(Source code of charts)
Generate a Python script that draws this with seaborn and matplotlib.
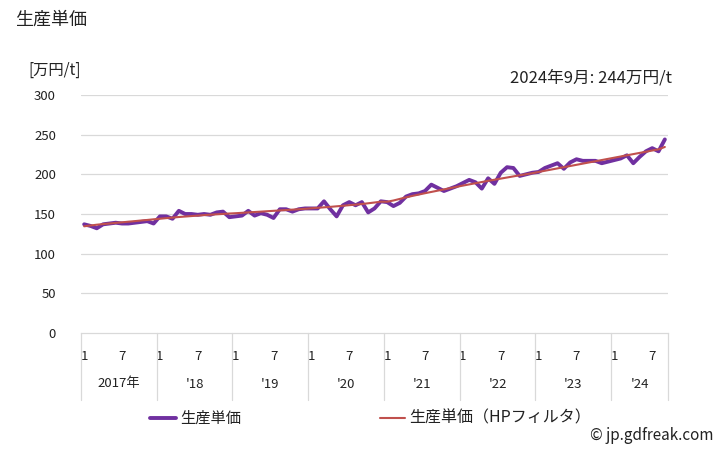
import numpy as np
import pandas as pd
import matplotlib
matplotlib.use("Agg")
import matplotlib.pyplot as plt
import matplotlib.transforms as mtransforms
import seaborn as sns

# ---- data ----
years = [2017, 2018, 2019, 2020, 2021, 2022, 2023, 2024]
year_labels = ["2017年", "'18", "'19", "'20", "'21", "'22", "'23", "'24"]
months_per_year = [12, 12, 12, 12, 12, 12, 12, 9]

price = [
    137, 135, 132, 137, 138, 139, 138, 138, 139, 140, 141, 138,   # 2017
    147, 147, 144, 154, 150, 150, 149, 150, 149, 152, 153, 146,   # 2018
    147, 148, 154, 148, 151, 149, 145, 156, 156, 153, 156, 157,   # 2019
    157, 157, 166, 156, 147, 161, 165, 161, 165, 152, 157, 166,   # 2020
    165, 160, 164, 172, 175, 176, 179, 187, 183, 179, 182, 185,   # 2021
    189, 193, 190, 182, 195, 188, 202, 209, 208, 198, 200, 202,   # 2022
    203, 208, 211, 214, 207, 215, 219, 217, 217, 217, 214, 216,   # 2023
    218, 220, 224, 214, 222, 229, 233, 229, 244,                  # 2024
]
hp_trend = [
    134.5, 135.5, 136.5, 137.3, 138.0, 138.8, 139.5, 140.3, 141.0, 141.8, 142.5, 143.3,
    144.0, 144.8, 145.5, 146.2, 146.8, 147.4, 148.0, 148.6, 149.1, 149.6, 150.1, 150.6,
    151.0, 151.5, 152.0, 152.5, 153.0, 153.5, 154.0, 154.5, 155.0, 155.5, 156.0, 156.5,
    157.2, 157.8, 158.4, 159.0, 159.7, 160.4, 161.1, 161.8, 162.6, 163.5, 164.5, 165.5,
    165.5, 167.0, 169.0, 171.0, 172.8, 174.5, 176.2, 177.8, 179.4, 181.0, 182.6, 184.2,
    185.8, 187.3, 188.8, 190.3, 191.8, 193.2, 194.6, 196.0, 197.4, 198.8, 200.1, 201.4,
    203.0, 204.5, 206.0, 207.5, 209.0, 210.5, 212.0, 213.5, 215.0, 216.5, 218.0, 219.5,
    221.0, 222.5, 224.0, 225.5, 227.0, 228.5, 230.0, 231.5, 234.5,
]
y_ticks = [0, 50, 100, 150, 200, 250, 300]

# ---- build table ----
month_num = []
for n in months_per_year:
    month_num += list(range(1, n + 1))
idx = list(range(len(price)))
df = pd.DataFrame({"idx": idx, "month": month_num, "price": price, "hp": hp_trend})

sns.set_theme(style="white")
plt.rcParams["font.family"] = ["Noto Sans CJK JP", "DejaVu Sans"]

fig = plt.figure(figsize=(7.28, 4.5), dpi=100)
ax = fig.add_axes([81 / 728, 1 - 333 / 450, (668 - 81) / 728, (333 - 95) / 450])

purple = "#7030A0"
red = "#C0504D"
grid_c = "#D9D9D9"

sns.lineplot(data=df, x="idx", y="price", ax=ax, color=purple, linewidth=2.8, zorder=3)
sns.lineplot(data=df, x="idx", y="hp", ax=ax, color=red, linewidth=1.5, zorder=4)

n = len(price)
ax.set_xlim(-0.5, n - 0.5)
ax.set_ylim(0, 300)
ax.set_yticks(y_ticks)
ax.set_yticklabels([str(v) for v in y_ticks], fontsize=9.5, color="#222222")
ax.tick_params(axis="y", length=0, pad=18)
for v in y_ticks[1:]:
    ax.axhline(v, color=grid_c, linewidth=0.9, zorder=1)
for s in ["left", "right", "top"]:
    ax.spines[s].set_visible(False)
ax.spines["bottom"].set_color(grid_c)
ax.spines["bottom"].set_linewidth(0.9)
ax.set_xlabel("")
ax.set_ylabel("")

# month ticks (1 and 7)
tick_pos = [i for i, m in zip(idx, month_num) if m in (1, 7)]
tick_lab = [str(m) for m in month_num if m in (1, 7)]
ax.set_xticks(tick_pos)
ax.set_xticklabels(tick_lab, fontsize=9.5, color="#222222")
ax.tick_params(axis="x", length=0, pad=12)

# year separators & labels
trans = mtransforms.blended_transform_factory(ax.transData, ax.transAxes)
bottom_frac = -67 / 238
start = 0
bounds = [-0.5]
for yl, nm in zip(year_labels, months_per_year):
    center = start + (nm - 1) / 2
    ax.text(center, -51 / 238, yl, transform=trans, ha="center", va="center",
            fontsize=9.5, color="#222222")
    start += nm
    bounds.append(start - 0.5)
for b in bounds:
    ax.plot([b, b], [0, bottom_frac], transform=trans, color=grid_c,
            linewidth=0.9, clip_on=False)

# texts
fig.text(15 / 728, 1 - 20 / 450, "生産単価", fontsize=13, ha="left", va="center", color="#222222")
fig.text(28 / 728, 1 - 70 / 450, "[万円/t]", fontsize=11, ha="left", va="center", color="#222222")
fig.text(672 / 728, 1 - 78 / 450, "2024年9月: 244万円/t", fontsize=12, ha="right",
         va="center", color="#222222")

# legend
ly = 1 - 418 / 450
fig.lines.append(plt.Line2D([150 / 728, 176 / 728], [ly, ly], transform=fig.transFigure,
                            color=purple, linewidth=2.8))
fig.text(180 / 728, ly, "生産単価", fontsize=11, ha="left", va="center", color="#222222")
fig.lines.append(plt.Line2D([380 / 728, 405 / 728], [ly, ly], transform=fig.transFigure,
                            color=red, linewidth=1.5))
fig.text(409 / 728, ly, "生産単価（HPフィルタ）", fontsize=11.5, ha="left", va="center",
         color="#222222")
fig.text(714 / 728, 1 - 436 / 450, "© jp.gdfreak.com", fontsize=11, ha="right",
         va="center", color="#222222")

fig.savefig("out.png", dpi=100, facecolor="white")
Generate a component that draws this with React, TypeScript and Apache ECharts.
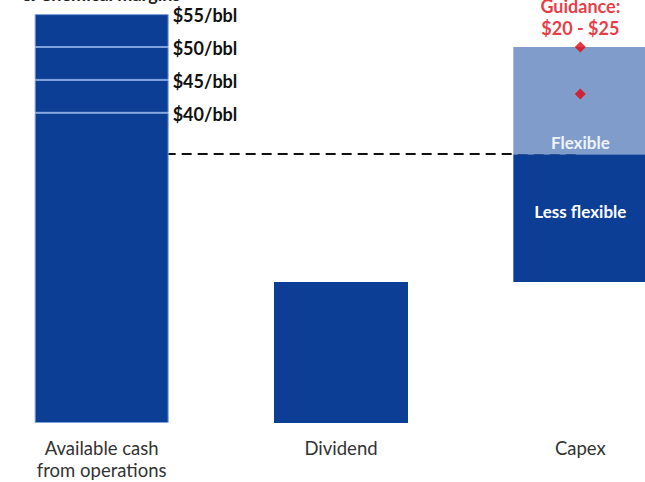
import React, { useEffect, useRef } from "react";
import * as echarts from "echarts";

const categories = ["Available cash\nfrom operations", "Dividend", "Capex"];
// Available cash stacked segments (base up to $40/bbl, then increments)
const cashSegments = [33, 3.5, 3.5, 3.5];
const cashLabels = ["$40/bbl", "$45/bbl", "$50/bbl", "$55/bbl"];
const dividend = 15;
const capexBase = 15;
const capexLessFlexible = 13.6;
const capexFlexible = 11.4;
const guidancePoints = [40, 35];
const guidanceText = "Guidance:\n$20 - $25";
const dashedLevel = 28.6;

const DARK = "#0c3e96";
const LIGHT = "#7f9ccb";
const RED = "#e30613";
const FONT = "Lato";

export default function App() {
  const ref = useRef<HTMLDivElement>(null);
  useEffect(() => {
    if (!ref.current) return;
    const chart = echarts.init(ref.current, null, { renderer: "svg" });
    const cashSeries = cashSegments.map((v, i) => ({
      type: "bar",
      stack: "cash",
      barWidth: 134,
      barGap: "-100%",
      z: 3,
      data: [v, "-", "-"],
      itemStyle: { color: DARK, borderColor: "#7fa2dd", borderWidth: 1 },
      label: {
        show: true,
        position: ["100%", 0],
        offset: [4, 1],
        align: "left",
        verticalAlign: "middle",
        formatter: cashLabels[i],
        fontFamily: FONT,
        fontWeight: "bold",
        fontSize: 18,
        color: "#111",
      },
    }));
    const option: any = {
      animation: false,
      grid: {
        left: -18,
        right: -55,
        top: 0,
        bottom: 59,
        containLabel: false,
        outerBoundsMode: "none",
      },
      xAxis: {
        type: "category",
        data: categories,
        axisLine: { show: false },
        axisTick: { show: false },
        axisLabel: {
          margin: 14,
          fontFamily: FONT,
          fontSize: 18.5,
          color: "#333",
          lineHeight: 22,
          interval: 0,
        },
      },
      yAxis: { type: "value", min: 0, max: 45, show: false, splitLine: { show: false } },
      graphic: [
        {
          type: "text",
          x: 22,
          y: 3,
          style: {
            text: "& Chemical margins",
            fontFamily: FONT,
            fontWeight: "bold",
            fontSize: 18,
            fill: "#222",
            verticalAlign: "bottom",
          },
        },
      ],
      series: [
        ...cashSeries,
        {
          type: "bar",
          stack: "other",
          barWidth: 134,
          barGap: "-100%",
          z: 3,
          data: ["-", dividend, "-"],
          itemStyle: { color: DARK },
        },
        {
          type: "bar",
          stack: "other",
          barWidth: 134,
          barGap: "-100%",
          z: 3,
          data: ["-", "-", capexBase],
          itemStyle: { color: "transparent" },
        },
        {
          type: "bar",
          stack: "other",
          barWidth: 134,
          barGap: "-100%",
          z: 3,
          data: ["-", "-", capexLessFlexible],
          itemStyle: { color: DARK },
          label: {
            show: true,
            position: "inside",
            offset: [0, -7],
            formatter: "Less flexible",
            fontFamily: FONT,
            fontWeight: "bold",
            fontSize: 17,
            color: "#fff",
          },
        },
        {
          type: "bar",
          stack: "other",
          barWidth: 134,
          barGap: "-100%",
          z: 3,
          data: ["-", "-", capexFlexible],
          itemStyle: { color: LIGHT },
          label: {
            show: true,
            position: "insideBottom",
            distance: 3,
            formatter: "Flexible",
            fontFamily: FONT,
            fontWeight: "bold",
            fontSize: 17,
            color: "#eef2fa",
          },
        },
        {
          type: "line",
          data: [],
          z: 1,
          markLine: {
            silent: true,
            symbol: "none",
            z: 1,
            label: { show: false },
            lineStyle: { color: "#111", type: [10, 6], width: 2 },
            data: [[{ coord: [0, dashedLevel] }, { coord: [2, dashedLevel] }]],
          },
        },
        {
          type: "scatter",
          symbol: "diamond",
          symbolSize: 11,
          z: 5,
          itemStyle: { color: RED },
          data: guidancePoints.map((v, i) => ({
            value: [2, v],
            label:
              i === 0
                ? {
                    show: true,
                    position: "top",
                    distance: 3,
                    formatter: guidanceText,
                    fontFamily: FONT,
                    fontWeight: "bold",
                    fontSize: 18,
                    lineHeight: 22,
                    color: RED,
                  }
                : { show: false },
          })),
        },
      ],
    };
    chart.setOption(option);
    return () => chart.dispose();
  }, []);
  return (
    <div
      ref={ref}
      style={{ position: "absolute", left: 0, top: 0, width: 645, height: 482 }}
    />
  );
}
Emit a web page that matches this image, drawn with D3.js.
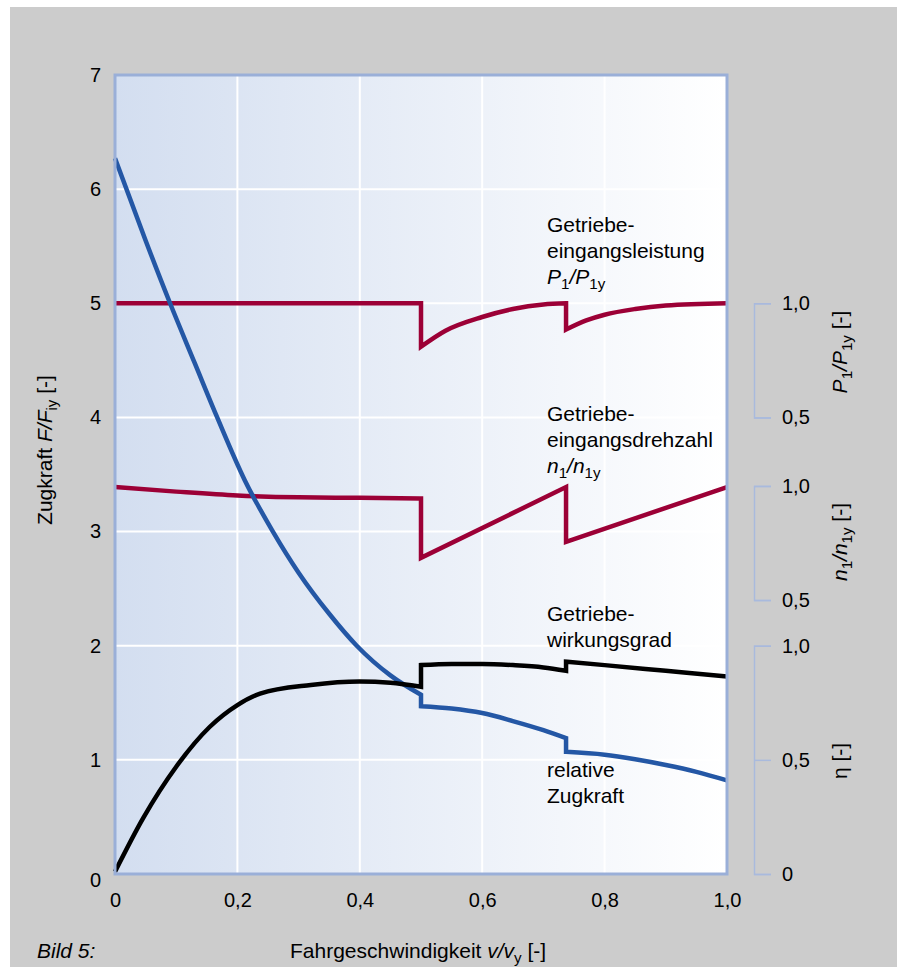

▶ [STATED EXERCISE]:
Take the lines from the start of the material to the line with "months_per_year = [12, 12, 12, 12, 12, 12, 12, 9]", both included, and transcribe them exactly without the pictures.

▶ [ANSWER]:
Generate a Python script that draws this with seaborn and matplotlib.
import numpy as np
import pandas as pd
import matplotlib
matplotlib.use("Agg")
import matplotlib.pyplot as plt
import matplotlib.transforms as mtransforms
import seaborn as sns

# ---- data ----
years = [2017, 2018, 2019, 2020, 2021, 2022, 2023, 2024]
year_labels = ["2017年", "'18", "'19", "'20", "'21", "'22", "'23", "'24"]
months_per_year = [12, 12, 12, 12, 12, 12, 12, 9]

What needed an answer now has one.